Sarah Grobe is a textile engineer specialized in industrial knitting technology, knitwear design, and machine engineering. She holds a Master’s degree in Textile Products and has studied and worked in Germany, Ireland, Romania, and France. For five years, she worked in knitwear production and development, often with very old knitting machines still operated with punch cards or floppy disks. Caring for these machines and keeping them running has become a particular passion. Sarah is especially interested in the relationship between craft and technology, and alongside her technical work runs a small independent knitting label using reclaimed yarns. She sees knitting machines not just as tools, but as collaborators with their own history and character.

Wendy Wood is a textile designer working with knitwear and industrially knitted fabrics. She received a BFA in Textile Design from the Rhode Island School of Design (RISD) in 2010.

After several years working as a knit specialist in New York City, she completed a three-year apprenticeship as a knitwear programmer at STOLL America, gaining deep technical experience with digital industrial flat-bed knitting machines. Alongside this, she has over fifteen years of hands-on experience working across domestic and industrial machines and has taught knitwear and textile prototyping in both New York and London. Now based in London, her approach to textile design is defined by a creative interplay of colour, structure and process, bridging traditional craft and industrial technology.

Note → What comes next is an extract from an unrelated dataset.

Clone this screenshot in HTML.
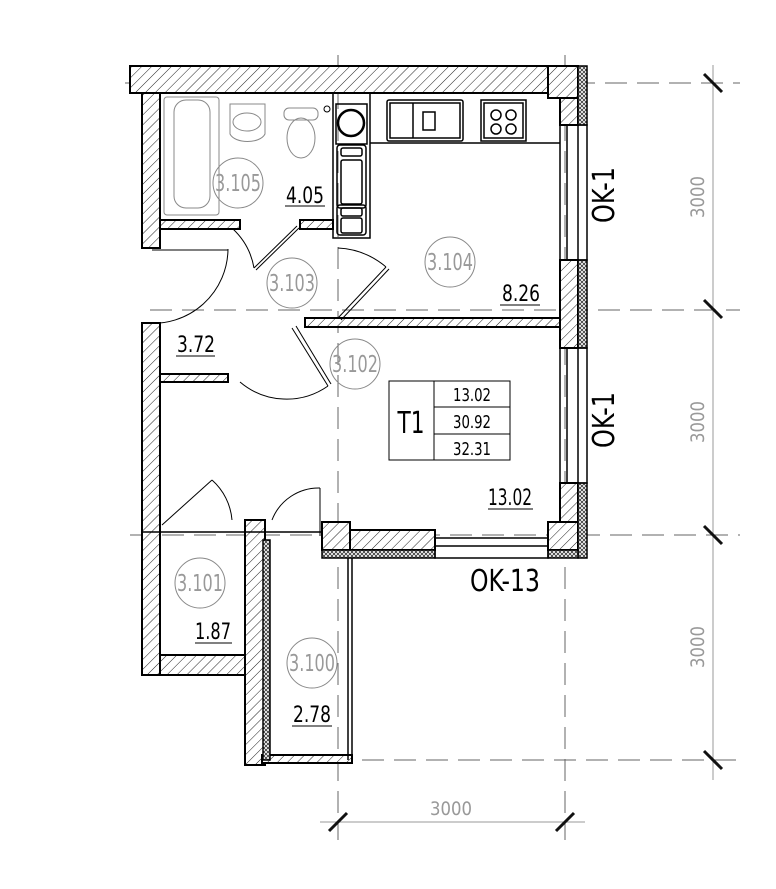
<!DOCTYPE html>
<html><head><meta charset="utf-8"><style>
html,body{margin:0;padding:0;background:#fff}
svg{display:block}
text{font-family:"DejaVu Sans","Liberation Sans",sans-serif}
</style></head><body>
<svg width="776" height="889" viewBox="0 0 776 889" xmlns="http://www.w3.org/2000/svg">
<defs>
<pattern id="h" patternUnits="userSpaceOnUse" width="7" height="7" patternTransform="rotate(45)">
<rect width="7" height="7" fill="#fff"/><line x1="0" y1="0" x2="0" y2="7" stroke="#222" stroke-width="1"/>
</pattern>
<pattern id="c" patternUnits="userSpaceOnUse" width="4" height="4">
<rect width="4" height="4" fill="#fff"/><path d="M0 0L4 4M4 0L0 4" stroke="#333" stroke-width="0.8"/>
</pattern>
</defs>
<g stroke="#666" stroke-width="1" fill="none" stroke-dasharray="22,10">
<line x1="125" y1="83" x2="740" y2="83"/>
<line x1="150" y1="310" x2="740" y2="310"/>
<line x1="130" y1="535" x2="740" y2="535"/>
<line x1="330" y1="760" x2="740" y2="760"/>
<line x1="338" y1="55" x2="338" y2="840"/>
<line x1="565" y1="55" x2="565" y2="840"/>
</g>
<g stroke="#999" stroke-width="1">
<line x1="713" y1="65" x2="713" y2="780"/>
<line x1="320" y1="822" x2="585" y2="822"/>
</g>
<g stroke="#111" stroke-width="3">
<line x1="704" y1="74" x2="722" y2="92"/><line x1="704" y1="300" x2="722" y2="318"/>
<line x1="704" y1="526" x2="722" y2="544"/><line x1="704" y1="751" x2="722" y2="769"/>
<line x1="329" y1="831" x2="347" y2="813"/><line x1="556" y1="831" x2="574" y2="813"/>
</g>
<g fill="#999" font-size="19" lengthAdjust="spacingAndGlyphs">
<text transform="translate(704,197) rotate(-90)" text-anchor="middle" textLength="42" lengthAdjust="spacingAndGlyphs">3000</text>
<text transform="translate(704,422) rotate(-90)" text-anchor="middle" textLength="42" lengthAdjust="spacingAndGlyphs">3000</text>
<text transform="translate(704,647) rotate(-90)" text-anchor="middle" textLength="42" lengthAdjust="spacingAndGlyphs">3000</text>
<text x="451" y="815" text-anchor="middle" textLength="42" lengthAdjust="spacingAndGlyphs">3000</text>
</g>
<g stroke="#000" stroke-width="2" fill="url(#h)">
<rect x="130" y="66" width="418" height="27"/>
<rect x="548" y="66" width="30" height="32"/>
<rect x="142" y="93" width="18" height="155"/>
<rect x="160" y="220" width="80" height="9"/>
<rect x="300" y="220" width="33" height="9"/>
<rect x="560" y="98" width="18" height="27"/>
<rect x="560" y="260" width="18" height="88"/>
<rect x="560" y="483" width="18" height="39"/>
<rect x="548" y="522" width="30" height="28"/>
<rect x="305" y="318" width="255" height="9"/>
<rect x="142" y="323" width="18" height="352"/>
<rect x="160" y="655" width="85" height="20"/>
<rect x="245" y="520" width="20" height="245"/>
<rect x="160" y="374" width="68" height="8"/>
<rect x="322" y="522" width="28" height="28"/>
<rect x="350" y="530" width="85" height="20"/>
<rect x="262" y="755" width="90" height="8"/>
</g>
<g stroke="#000" stroke-width="1.5" fill="url(#c)">
<rect x="578" y="66" width="9" height="59"/>
<rect x="578" y="260" width="9" height="88"/>
<rect x="578" y="483" width="9" height="75"/>
<rect x="322" y="550" width="113" height="8"/>
<rect x="548" y="550" width="30" height="8"/>
<rect x="263" y="540" width="7" height="220"/>
</g>
<g stroke="#000" stroke-width="1.5" fill="none">
<rect x="560" y="125" width="27" height="135"/><line x1="567" y1="125" x2="567" y2="260"/><line x1="578" y1="125" x2="578" y2="260"/>
<rect x="560" y="348" width="27" height="135"/><line x1="567" y1="348" x2="567" y2="483"/><line x1="578" y1="348" x2="578" y2="483"/>
<rect x="435" y="538" width="113" height="20"/><line x1="435" y1="546" x2="548" y2="546"/>
<line x1="348" y1="558" x2="348" y2="760"/><line x1="352" y1="558" x2="352" y2="760"/>
<line x1="142" y1="532" x2="322" y2="532"/>
<rect x="333" y="93" width="37" height="145"/>
<rect x="336" y="104" width="31" height="40"/><circle cx="351" cy="123" r="13" stroke-width="2.5"/>
<rect x="337" y="145" width="29" height="63" rx="3"/><rect x="341" y="148" width="21" height="8" rx="2"/><rect x="341" y="160" width="21" height="44" rx="2"/>
<rect x="337" y="205" width="29" height="30" rx="3"/><rect x="341" y="208" width="21" height="8" rx="2"/><rect x="341" y="218" width="21" height="15" rx="2"/>
<line x1="370" y1="143" x2="560" y2="143"/>
<rect x="387" y="100" width="76" height="41" rx="2"/><rect x="390" y="103" width="70" height="35"/><line x1="413" y1="103" x2="413" y2="138"/>
<rect x="481" y="100" width="45" height="41"/><rect x="484" y="103" width="39" height="35"/>
<circle cx="496" cy="115" r="5"/><circle cx="511" cy="115" r="5"/><circle cx="496" cy="129" r="5"/><circle cx="511" cy="129" r="5"/>
<rect x="423" y="112" width="12" height="18"/>
<rect x="389" y="381" width="121" height="79" stroke-width="1"/><line x1="434" y1="381" x2="434" y2="460" stroke-width="1"/>
<line x1="434" y1="407" x2="510" y2="407" stroke-width="1"/><line x1="434" y1="434" x2="510" y2="434" stroke-width="1"/>
</g>
<g stroke="#888" stroke-width="1" fill="none">
<rect x="164" y="97" width="55" height="118" rx="3"/><rect x="174" y="100" width="36" height="108" rx="12"/>
<path d="M230 104h35v30c-5 10-30 10-35 0z"/><ellipse cx="247" cy="122" rx="14" ry="9"/>
<rect x="284" y="108" width="34" height="12" rx="5"/><ellipse cx="301" cy="138" rx="14" ry="20"/>
<circle cx="327" cy="109" r="3" stroke="#000"/>
<circle cx="238" cy="183" r="25"/><circle cx="292" cy="283" r="25"/><circle cx="450" cy="262" r="25"/>
<circle cx="355" cy="364" r="25"/><circle cx="200" cy="583" r="25"/><circle cx="312" cy="663" r="25"/>
</g>
<g stroke="#000" stroke-width="1" fill="none">
<path d="M233 229 A70 70 0 0 1 254 268"/><line x1="254" y1="268" x2="297" y2="226"/><line x1="256" y1="270" x2="299" y2="228"/>
<path d="M228 249 A75 75 0 0 1 146 323"/><line x1="152" y1="250" x2="228" y2="250"/>
<path d="M338 248 A80 80 0 0 1 386 267"/><line x1="338" y1="318" x2="386" y2="267"/><line x1="341" y1="320" x2="389" y2="269"/>
<path d="M240 382 A72 72 0 0 0 328 386"/><line x1="292" y1="328" x2="328" y2="386"/><line x1="296" y1="326" x2="331" y2="384"/>
<path d="M212 480 A60 60 0 0 1 232 520"/><line x1="162" y1="525" x2="212" y2="480"/>
<path d="M272 520 A50 50 0 0 1 320 488"/><line x1="320" y1="488" x2="320" y2="536"/>
</g>
<g fill="#999" font-size="23" text-anchor="middle">
<text x="238" y="191" textLength="46" lengthAdjust="spacingAndGlyphs">3.105</text><text x="292" y="291" textLength="46" lengthAdjust="spacingAndGlyphs">3.103</text><text x="450" y="270" textLength="46" lengthAdjust="spacingAndGlyphs">3.104</text>
<text x="355" y="372" textLength="46" lengthAdjust="spacingAndGlyphs">3.102</text><text x="200" y="591" textLength="46" lengthAdjust="spacingAndGlyphs">3.101</text><text x="312" y="671" textLength="46" lengthAdjust="spacingAndGlyphs">3.100</text>
</g>
<g fill="#000" font-size="22" text-anchor="middle">
<text x="305" y="203" textLength="38" lengthAdjust="spacingAndGlyphs">4.05</text><text x="521" y="301" textLength="38" lengthAdjust="spacingAndGlyphs">8.26</text><text x="196" y="352" textLength="38" lengthAdjust="spacingAndGlyphs">3.72</text>
<text x="510" y="505" textLength="44" lengthAdjust="spacingAndGlyphs">13.02</text><text x="213" y="639" textLength="36" lengthAdjust="spacingAndGlyphs">1.87</text><text x="312" y="722" textLength="38" lengthAdjust="spacingAndGlyphs">2.78</text>
<text x="472" y="401" font-size="18" textLength="38" lengthAdjust="spacingAndGlyphs">13.02</text><text x="472" y="428" font-size="18" textLength="38" lengthAdjust="spacingAndGlyphs">30.92</text><text x="472" y="455" font-size="18" textLength="38" lengthAdjust="spacingAndGlyphs">32.31</text>
<text x="411" y="433" font-size="30" textLength="27" lengthAdjust="spacingAndGlyphs">T1</text>
<text x="505" y="591" font-size="30" textLength="70" lengthAdjust="spacingAndGlyphs">OK-13</text>
<text transform="translate(614,195) rotate(-90)" font-size="30" textLength="56" lengthAdjust="spacingAndGlyphs">OK-1</text>
<text transform="translate(614,420) rotate(-90)" font-size="30" textLength="56" lengthAdjust="spacingAndGlyphs">OK-1</text>
</g>
<g stroke="#000" stroke-width="1">
<line x1="285" y1="206" x2="325" y2="206"/><line x1="500" y1="305" x2="540" y2="305"/><line x1="176" y1="356" x2="215" y2="356"/>
<line x1="488" y1="509" x2="533" y2="509"/><line x1="195" y1="643" x2="232" y2="643"/><line x1="292" y1="726" x2="332" y2="726"/>
</g>
</svg>
</body></html>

During each month-long residency, participants spend time cleaning, repairing, testing, and reactivating the machines, while also experimenting with their knitting capabilities and contributing to our growing knowledge base on historical textile technology. Through this initiative, we aim to bring our knitting machinery into working condition for future use, courses, and visits, while also laying the groundwork for a comprehensive archive that preserves Icelandic textile heritage and history.